“My father was a cop in New York City and he’s Irish — and I grew up in a home where that sort of Irish heritage had weight to it,” the Long Island native told the Irish Echo in a recent phone interview. “My mother was Italian, but for some reason [it was] the Irish part I identified with, [that] was a bigger part of my life. My dad became a cop and I was surrounded by that world. A lot of his friends were police officers and . . . I grew up listening to a lot of stories and witnessing a lot of things that happen in the world of police.”
O’Connor directed his latest film based on a screenplay he co-wrote with “Smokin’ Aces” and “Narc” scribe Joe Carnahan and based on a story O’Connor and his twin brother Greg hammered out with Robert Hopes. Greg O’Connor also served as a producer on the movie.
Although his knowledge of the world he was trying to recreate on screen gave him a sense of confidence, O’Connor said that he also felt a real sense of responsibility to his subjects to get everything right.

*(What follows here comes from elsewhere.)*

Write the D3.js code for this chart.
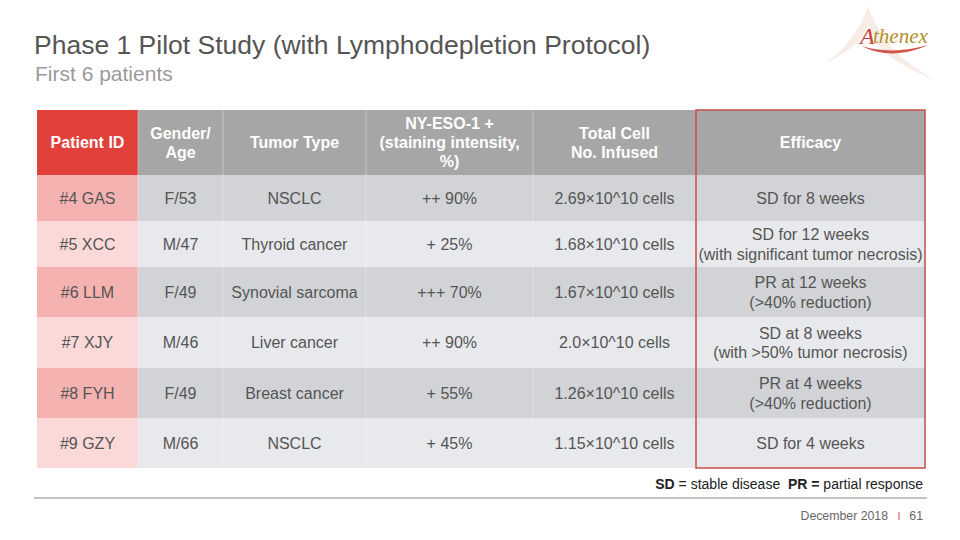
<!DOCTYPE html>
<html><head><meta charset="utf-8">
<script src="https://cdn.jsdelivr.net/npm/d3@7/dist/d3.min.js"></script>
<style>
html,body{margin:0;padding:0;background:#fff;}
svg{display:block;font-family:"Liberation Sans",Arial,Helvetica,sans-serif;}
</style></head>
<body>
<svg id="c" width="960" height="540"></svg>
<script>
const headers = [["Patient ID"],["Gender/","Age"],["Tumor Type"],["NY-ESO-1 +","(staining intensity,","%)"],["Total Cell","No. Infused"],["Efficacy"]];
const patientIds = ["#4 GAS","#5 XCC","#6 LLM","#7 XJY","#8 FYH","#9 GZY"];
const genderAge = ["F/53","M/47","F/49","M/46","F/49","M/66"];
const tumorTypes = ["NSCLC","Thyroid cancer","Synovial sarcoma","Liver cancer","Breast cancer","NSCLC"];
const nyEso = ["++ 90%","+ 25%","+++ 70%","++ 90%","+ 55%","+ 45%"];
const totalCells = ["2.69×10^10 cells","1.68×10^10 cells","1.67×10^10 cells","2.0×10^10 cells","1.26×10^10 cells","1.15×10^10 cells"];
const efficacy = [["SD for 8 weeks"],["SD for 12 weeks","(with significant tumor necrosis)"],["PR at 12 weeks","(>40% reduction)"],["SD at 8 weeks","(with >50% tumor necrosis)"],["PR at 4 weeks","(>40% reduction)"],["SD for 4 weeks"]];

const svg = d3.select("#c");
const colEdges = [37,138,223,366,533,696,925];
const rowEdges = [110,175,221,267,317,368,418,468];
const rows = patientIds.map((p,i)=>[[p],[genderAge[i]],[tumorTypes[i]],[nyEso[i]],[totalCells[i]],efficacy[i]]);

// Title
svg.append("text").attr("x",34).attr("y",54).attr("font-size",26.5).attr("fill","#555")
  .text("Phase 1 Pilot Study (with Lymphodepletion Protocol)");
svg.append("text").attr("x",35).attr("y",81).attr("font-size",21).attr("fill","#9a9a9a")
  .text("First 6 patients");

// Logo
const logo = svg.append("g");
logo.append("path").attr("d","M868,6 C860,30 845,50 824,64 C850,52 862,40 868,24 C872,45 890,62 935,80 C900,60 880,40 868,6Z")
  .attr("fill","#f6ebe3").attr("opacity",0.9);
logo.append("path").attr("d","M862,46 C880,52 905,52 928,45 C905,56 880,56 862,46Z").attr("fill","#d0574a");
logo.append("text").attr("x",860).attr("y",44).attr("font-family","Liberation Serif,serif").attr("font-style","italic")
  .attr("font-size",24).attr("fill","#c8433a").text("A");
logo.append("text").attr("x",873).attr("y",43).attr("font-family","Liberation Serif,serif").attr("font-style","italic")
  .attr("font-size",21).attr("fill","#b0902a").text("thenex");

// Table cells
const x = j => colEdges[j], w = j => colEdges[j+1]-colEdges[j];
const g = svg.append("g");
headers.forEach((h,j)=>{
  g.append("rect").attr("x",x(j)).attr("y",rowEdges[0]).attr("width",w(j)).attr("height",rowEdges[1]-rowEdges[0])
    .attr("fill", j===0 ? "#e2403a" : "#a6a6a6");
});
rows.forEach((r,i)=>{
  const odd = i%2===0;
  r.forEach((c,j)=>{
    g.append("rect").attr("x",x(j)).attr("y",rowEdges[i+1]).attr("width",w(j)).attr("height",rowEdges[i+2]-rowEdges[i+1])
      .attr("fill", j===0 ? (odd?"#f4b3b0":"#fad9d8") : (odd?"#d1d3d6":"#e8e9ec"));
  });
});
for(let j=1;j<colEdges.length-1;j++){
  g.append("line").attr("x1",x(j)).attr("x2",x(j)).attr("y1",rowEdges[0]).attr("y2",rowEdges[rowEdges.length-1])
    .attr("stroke","#ffffff").attr("stroke-opacity",0.35).attr("stroke-width",1);
}
function cellText(lines, j, y0, y1, opts){
  const cx = (colEdges[j]+colEdges[j+1])/2, cy=(y0+y1)/2;
  const n = lines.length;
  lines.forEach((t,k)=>{
    g.append("text").attr("x",cx).attr("y",cy + (k-(n-1)/2)*opts.lh + opts.fs*0.36)
      .attr("text-anchor","middle").attr("font-size",opts.fs).attr("font-weight",opts.bold?"bold":"normal")
      .attr("fill",opts.color).text(t);
  });
}
headers.forEach((h,j)=>cellText(h,j,rowEdges[0],rowEdges[1],{fs:16,lh:19,bold:true,color:"#fff"}));
rows.forEach((r,i)=>r.forEach((c,j)=>cellText(c,j,rowEdges[i+1],rowEdges[i+2],{fs:16,lh:19.5,bold:false,color:"#555"})));

g.append("rect").attr("x",colEdges[5]).attr("y",rowEdges[0]).attr("width",w(5)).attr("height",rowEdges[7]-rowEdges[0])
  .attr("fill","none").attr("stroke","#cc4a44").attr("stroke-width",1.5);

// legend
const leg = svg.append("text").attr("x",923).attr("y",489).attr("text-anchor","end").attr("font-size",14).attr("fill","#222")
  .attr("xml:space","preserve").style("white-space","pre");
leg.append("tspan").attr("font-weight","bold").text("SD");
leg.append("tspan").text(" = stable disease\u00a0 ");
leg.append("tspan").attr("font-weight","bold").text("PR =");
leg.append("tspan").text(" partial response");

// footer
svg.append("line").attr("x1",34).attr("x2",927).attr("y1",498).attr("y2",498).attr("stroke","#c4c4c4").attr("stroke-width",2);
svg.append("text").attr("x",888).attr("y",520).attr("text-anchor","end").attr("font-size",12.3).attr("fill","#666").text("December 2018");
svg.append("line").attr("x1",899).attr("x2",899).attr("y1",512).attr("y2",520).attr("stroke","#d44").attr("stroke-width",1);
svg.append("text").attr("x",923).attr("y",520).attr("text-anchor","end").attr("font-size",12.3).attr("fill","#666").text("61");
</script>
</body></html>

“Accountability is a word that I would use,” he said. “I never felt pressured. I think I would feel more pressure if I was trying to put something up on the screen I couldn’t relate to or that didn’t feel personal to me. This was something that was very much inside me and I was comfortable with it.
“But in regard to the accountability, I had a specific story to tell,” the director continued. “[Cops] are the litmus test. They are the stamp of approval on a film like this, and it was important to me that we get it right, that we capture the world, the language, [and] the behavior correctly. That was something we were all going for, and I surrounded myself with cops on this film because the authenticity was crucial.”

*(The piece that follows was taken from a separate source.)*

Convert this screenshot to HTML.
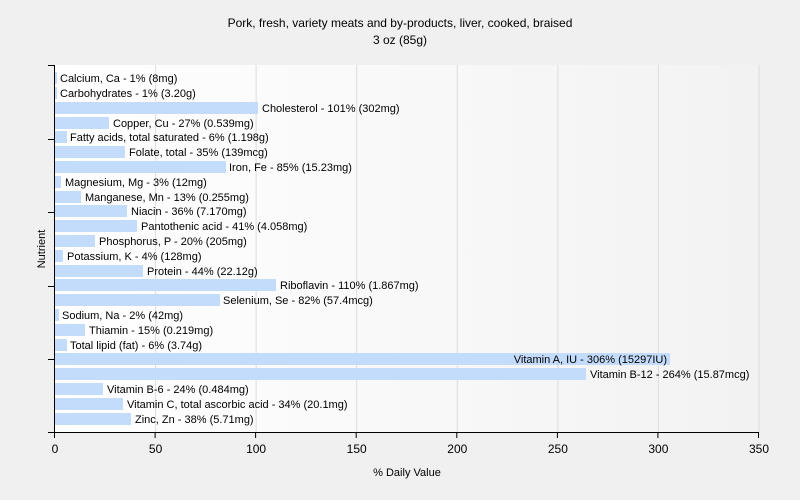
<!DOCTYPE html>
<html><head><style>body{margin:0;background:#f0f0f0}svg{display:block;font-family:"Liberation Sans",Arial,sans-serif}</style></head>
<body>
<svg width="800" height="500" xmlns="http://www.w3.org/2000/svg">
<defs><linearGradient id="g" x1="0" x2="1" y1="0" y2="0"><stop offset="0" stop-color="#ffffff"/><stop offset="1" stop-color="#f2f2f2"/></linearGradient></defs>
<rect width="800" height="500" fill="#f0f0f0"/>
<rect x="55" y="65" width="704" height="368" fill="url(#g)"/>
<g stroke="#dddddd" stroke-width="1">
<line x1="155.6" y1="65" x2="155.6" y2="433"/><line x1="256.1" y1="65" x2="256.1" y2="433"/><line x1="356.7" y1="65" x2="356.7" y2="433"/><line x1="457.3" y1="65" x2="457.3" y2="433"/><line x1="557.9" y1="65" x2="557.9" y2="433"/><line x1="658.4" y1="65" x2="658.4" y2="433"/><line x1="759" y1="65" x2="759" y2="433"/>
</g>
<text x="400" y="27" text-anchor="middle" font-size="12">Pork, fresh, variety meats and by-products, liver, cooked, braised</text>
<text x="400" y="44" text-anchor="middle" font-size="12">3 oz (85g)</text>
<g id="bars" font-size="11" fill="#000"></g>
<g stroke="#000" stroke-width="1">
<line x1="54.5" y1="65" x2="54.5" y2="433"/><line x1="48" y1="432.5" x2="759" y2="432.5"/>
<line x1="48" y1="65.5" x2="55" y2="65.5"/><line x1="48" y1="139.5" x2="55" y2="139.5"/><line x1="48" y1="212.5" x2="55" y2="212.5"/><line x1="48" y1="286.5" x2="55" y2="286.5"/><line x1="48" y1="359.5" x2="55" y2="359.5"/>
<line x1="54.5" y1="433" x2="54.5" y2="438"/><line x1="155.1" y1="433" x2="155.1" y2="438"/><line x1="255.6" y1="433" x2="255.6" y2="438"/><line x1="356.2" y1="433" x2="356.2" y2="438"/><line x1="456.8" y1="433" x2="456.8" y2="438"/><line x1="557.4" y1="433" x2="557.4" y2="438"/><line x1="657.9" y1="433" x2="657.9" y2="438"/><line x1="758.5" y1="433" x2="758.5" y2="438"/>
</g>
<g font-size="12" text-anchor="middle">
<text x="55" y="453">0</text><text x="155.6" y="453">50</text><text x="256.1" y="453">100</text><text x="356.7" y="453">150</text><text x="457.3" y="453">200</text><text x="557.9" y="453">250</text><text x="658.4" y="453">300</text><text x="759" y="453">350</text>
</g>
<text x="407" y="476" text-anchor="middle" font-size="11">% Daily Value</text>
<text x="45" y="249" text-anchor="middle" font-size="11" transform="rotate(-90 45 249)">Nutrient</text>
<g font-size="11">
<rect x="55" y="72" width="2" height="12" fill="#c4dcfc"/><text x="60" y="82">Calcium, Ca - 1% (8mg)</text>
<rect x="55" y="87" width="2" height="12" fill="#c4dcfc"/><text x="60" y="97">Carbohydrates - 1% (3.20g)</text>
<rect x="55" y="102" width="203" height="12" fill="#c4dcfc"/><text x="262" y="112">Cholesterol - 101% (302mg)</text>
<rect x="55" y="117" width="54" height="12" fill="#c4dcfc"/><text x="113" y="127">Copper, Cu - 27% (0.539mg)</text>
<rect x="55" y="131" width="12" height="12" fill="#c4dcfc"/><text x="70" y="141">Fatty acids, total saturated - 6% (1.198g)</text>
<rect x="55" y="146" width="70" height="12" fill="#c4dcfc"/><text x="129" y="156">Folate, total - 35% (139mcg)</text>
<rect x="55" y="161" width="171" height="12" fill="#c4dcfc"/><text x="229" y="171">Iron, Fe - 85% (15.23mg)</text>
<rect x="55" y="176" width="6" height="12" fill="#c4dcfc"/><text x="65" y="186">Magnesium, Mg - 3% (12mg)</text>
<rect x="55" y="191" width="26" height="12" fill="#c4dcfc"/><text x="85" y="201">Manganese, Mn - 13% (0.255mg)</text>
<rect x="55" y="205" width="72" height="12" fill="#c4dcfc"/><text x="131" y="215">Niacin - 36% (7.170mg)</text>
<rect x="55" y="220" width="82" height="12" fill="#c4dcfc"/><text x="141" y="230">Pantothenic acid - 41% (4.058mg)</text>
<rect x="55" y="235" width="40" height="12" fill="#c4dcfc"/><text x="99" y="245">Phosphorus, P - 20% (205mg)</text>
<rect x="55" y="250" width="8" height="12" fill="#c4dcfc"/><text x="67" y="260">Potassium, K - 4% (128mg)</text>
<rect x="55" y="265" width="88" height="12" fill="#c4dcfc"/><text x="147" y="275">Protein - 44% (22.12g)</text>
<rect x="55" y="279" width="221" height="12" fill="#c4dcfc"/><text x="280" y="289">Riboflavin - 110% (1.867mg)</text>
<rect x="55" y="294" width="165" height="12" fill="#c4dcfc"/><text x="223" y="304">Selenium, Se - 82% (57.4mcg)</text>
<rect x="55" y="309" width="4" height="12" fill="#c4dcfc"/><text x="62" y="319">Sodium, Na - 2% (42mg)</text>
<rect x="55" y="324" width="30" height="12" fill="#c4dcfc"/><text x="89" y="334">Thiamin - 15% (0.219mg)</text>
<rect x="55" y="339" width="12" height="12" fill="#c4dcfc"/><text x="70" y="349">Total lipid (fat) - 6% (3.74g)</text>
<rect x="55" y="353" width="615" height="12" fill="#c4dcfc"/><text x="667" y="363" text-anchor="end">Vitamin A, IU - 306% (15297IU)</text>
<rect x="55" y="368" width="531" height="12" fill="#c4dcfc"/><text x="590" y="378">Vitamin B-12 - 264% (15.87mcg)</text>
<rect x="55" y="383" width="48" height="12" fill="#c4dcfc"/><text x="107" y="393">Vitamin B-6 - 24% (0.484mg)</text>
<rect x="55" y="398" width="68" height="12" fill="#c4dcfc"/><text x="127" y="408">Vitamin C, total ascorbic acid - 34% (20.1mg)</text>
<rect x="55" y="413" width="76" height="12" fill="#c4dcfc"/><text x="135" y="423">Zinc, Zn - 38% (5.71mg)</text>
</g>
</svg>
</body></html>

O’Connor, whose previous films include “Tumbleweeds” and “Miracle,” said he screened “Pride and Glory” for a group of cops in New York shortly after he finished the movie.
“They were all very pleased,” he recalled. “It felt good.”
In the movie, Jon Voight’s character, chief of Manhattan Detectives Francis Tierney, asks his detective son Ray, played by Edward Norton, to investigate an ambush that killed four city cops. The dead officers had served under Ray’s brother Francis Jr. (played by Noah Emmerich) and alongside his brother-in-law Jimmy Egan (played by Dublin-born Colin Farrell). As Ray digs deeper into the case, he learns more than he wants to — and finds his loyalty to both the department and his family greatly tested.
“There were a lot of things going on in the world vis-a-vis institutional corruption, the corporate malfeasance that has gone on in the last several years, Abu Ghraib and the (U.S.) administration,” O’Connor explained. “I started thinking about how I always heard, ‘Cops bleed blue,’ and ‘The blue wall of silence.’ These are things you grew up hearing, being the son of a cop, and then I thought, what an interesting institution to explore this story I had in my head. The idea that cops bleed blue and the families of cops bleed red: what would happen when those two entities collide? And that was the genesis of it all.”
Helping O’Connor achieve the cinema verite-style look he wanted for the film was renowned Irish-American director of photography Declan Quinn. The brother of actor Aidan Quinn has worked on dozens of movies, including Irish offerings like “Breakfast on Pluto,” “In America” and “This is My Father.”
“Declan’s an artist,” O’Connor said. “A lot of cinematographers, have to be technicians, of course, and craftsmen, but what Declan brought was an artistry that I really wanted for this movie. I had a very specific visual design I wanted to realize, and I had a lot of conversations with Declan just about how I wanted the audience to feel when they saw the film. Declan was amazing at taking a lot of how I described things and visualizing them. . . . He had amazing ideas about how to bring this movie to life.”
“Pride and Glory,” which features two songs by jig-punk sensation The Prodigals, opens nationwide Oct. 24. The film’s Web site is www.prideandglorymovie.com.